Intelligence artificielle au XVIIIe siècle ?
Battant les plus grands maîtres les uns après les autres, un automate joueur d’échecs a fait grand bruit au XVIIIe siècle. Mais s’agissait-il d’un brillant robot automatisé — bref, d’un précurseur de l’IA — ou de toute autre chose ?
En 1770, Wolfgang von Kempelen éblouit littéralement la Cour de Vienne. Désireux d’impressionner l’impératrice Marie-Thérèse d’Autriche, l’inventeur lui présente « le Turc mécanique » : un automate joueur d’échecs contre lequel — contre toute attente — tous les adversaires du jour s’avouent perdants.
Le Turc
L’automate se compose d’un coffre en bois, derrière lequel trône un mannequin grandeur nature portant des vêtements ottomans et un turban. D’où son nom : le Turc mécanique. À la surface du coffre, on trouve un échiquier et ses pièces et, à l’intérieur, d’innombrables rouages qui permettent à l’automate de déplacer les pièces.

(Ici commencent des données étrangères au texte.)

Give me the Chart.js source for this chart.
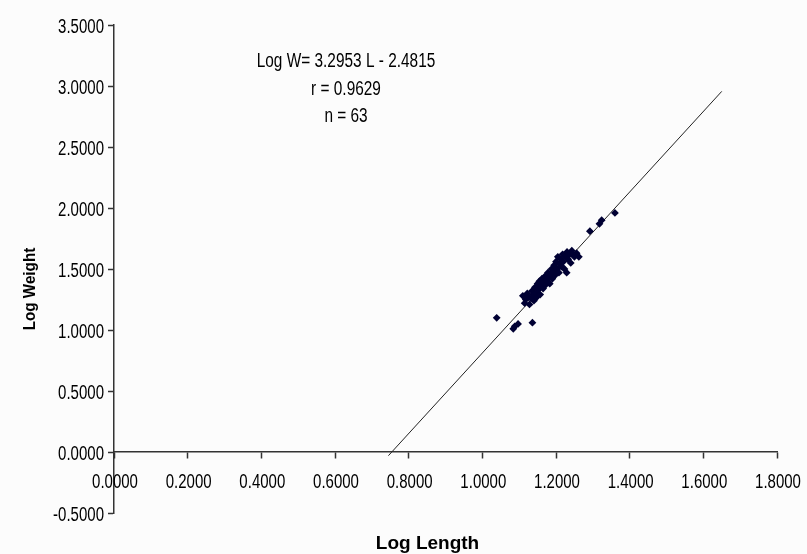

La nouvelle de l’automate intelligent se répand à grande vitesse. Tous veulent l’affronter, si bien que le Turc mécanique part en tournée. Au fil de ses escales, l’automate joue contre de nombreuses célébrités, comme Benjamin Franklin, Napoléon Bonaparte et Charles Babbage, l’inventeur de l’ancêtre de l’ordinateur. Le Turc l’emporte à tous les coups.

IA au XVIIIe siècle ?
Une machine qui pense et agit comme un être humain, ça ressemble à de l’intelligence artificielle (IA) au XVIIIe siècle. Mais bon nombre de scientifiques ont des doutes. Ils essaient donc de percer le secret de la machine, mais le Turc est si bien conçu qu’il est difficile de démontrer l’une ou l’autre des théories.
Il faudra attendre 1836 pour que l’écrivain Edgar Allan Poe évoque une supercherie dans un essai. Il suggère la présence d’un homme de petite taille à l’intérieur du mannequin. Plus tard, il s’avérera effectivement qu’il y avait un homme dans la machine. Non pas dans le mannequin, mais dans le coffre en bois. Le mécanisme complexe de la machine servait de cachette à un joueur en chair et en os. Les enquêteurs ont aussi trouvé des aimants reliés à l’échiquier, pour que le vrai joueur humain puisse suivre les coups joués.
Superordinateur
Suite à cette révélation, le public perd tout intérêt pour le Turc mécanique. Il finit par atterrir dans un musée américain, où il disparaîtra dans un incendie en 1854.
Plus de 200 ans après l’invention de Wolfgang von Kempelen, l’incroyable devient vrai : en 1997, le superordinateur Deep Blue bat Garry Kasparov, alors champion du monde d’échecs. Ce n’est donc pas le Turc mécanique, mais bien Deep Blue qui marque un tournant dans l’histoire de l’intelligence artificielle.